- Working groups
The weighted average cost of capital (WACC) is a key parameter in regulatory cost control procedures and thus for setting prices for legacy services (copper). With surging inflation operators will be faced with increasing interest rates leading to increased cost of capital. However, due to backward looking provisions of the European Commission “WACC-Notice” of 2019, National Regulatory Authorities (NRA) would be forced to decrease their regulatory WACC. We would like to stress that this paper only concerns WACC, but in addition, inflation has an impact on other underlying wholesale costs which are not captured by WACC (e.g. OPEX related costs).
Based on the numbers to be published by the Body of European Regulators for Electronic Communications (BEREC) for 2022, NRAs might have to lower the regulatory WACC in some member states while all indicators point to the opposite direction. Nominal post-tax WACCs could fall below 3% in some countries, although annual inflation is likely to surpass 5% in 2022 in the European Union (International Monetary Fund forecast). This would lead to a negative WACC in real terms. In other words, as the cost of capital can be understood as return on capital which regulators deem appropriate, regulators would deny regulated firms a positive return. This would be particularly the case with copper networks that still require investment and whose assets are not fully amortized, hence requiring operators to suffer a loss in real terms for each invested Euro, against the principle of cost recovery.
ETNO had taken a critical stance on the WACC notice methodology already in the past , because the application of the WACC Notice led to regulatory WACCs much below usual market valuations. A recent paper by Communications Chambers did not only show the gap between regulated WACC levels and market estimates but also elaborated on the link between the WACC for legacy networks and the FTTH investments and the detrimental effect of wrongly setting too low WACCs for legacy networks on investments into VHCN.
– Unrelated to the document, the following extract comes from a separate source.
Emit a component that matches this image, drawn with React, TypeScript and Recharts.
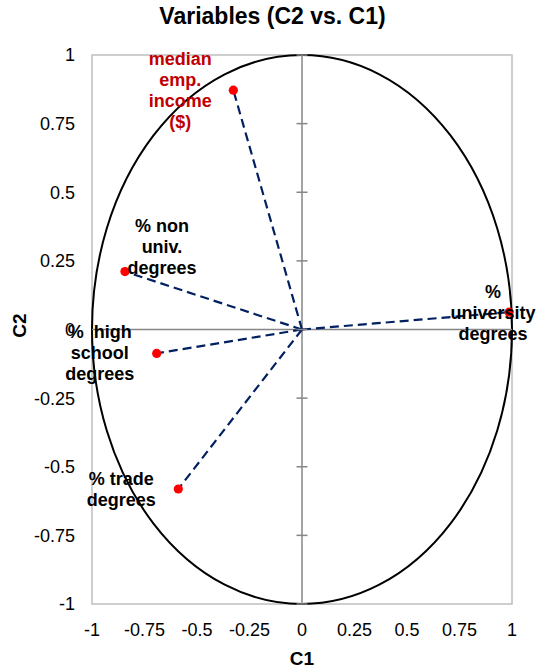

The European Commission (EC), however, continued to reiterate its position that the Notice would not be amended; a position that is difficult to understand (most recently on a seminar by the Florence School of Regulation and ETNO ). In the months since the seminar, economists’ perceptions of inflation have changed from an initial hope for a temporary effect to a more persistent phenomenon. That poses a challenge for the WACC methodology, which is purely backward looking. In the past, this backward-looking feature has led to an underestimation of the equity risk premium. In today’s high inflation and rising interest rate context, the major issue can be identified in the estimation of the risk-free rate, which according to the Notice is set as the 5-year average of 10-year government bond yields. A historic 5-year average, however, is strongly in contrast with the current expectation of increasing and much higher rates in the future. While ETNO has been consistently pointing to the pitfalls of the WACC framework set by the EC and BEREC, the historic estimate is simply not appropriate in times of rapid economic changes.
BEREC publishes annually updates on the various input parameters for the WACC formula in accordance with the WACC Notice. The next update is soon to be published. BEREC has to take into account that inflation rates are currently in high single digits and are not foreseen to be only transitory in nature in Europe.
Inflation has recently surged to levels, which have not been seen in more than 20 years. ETNO urges the EC, BEREC and NRAs to stop the mechanical application of a methodology which is unfit for the current economic challenge and to allow NRAs to set regulatory WACCs in such a way that operators can expect a fair return on their investments.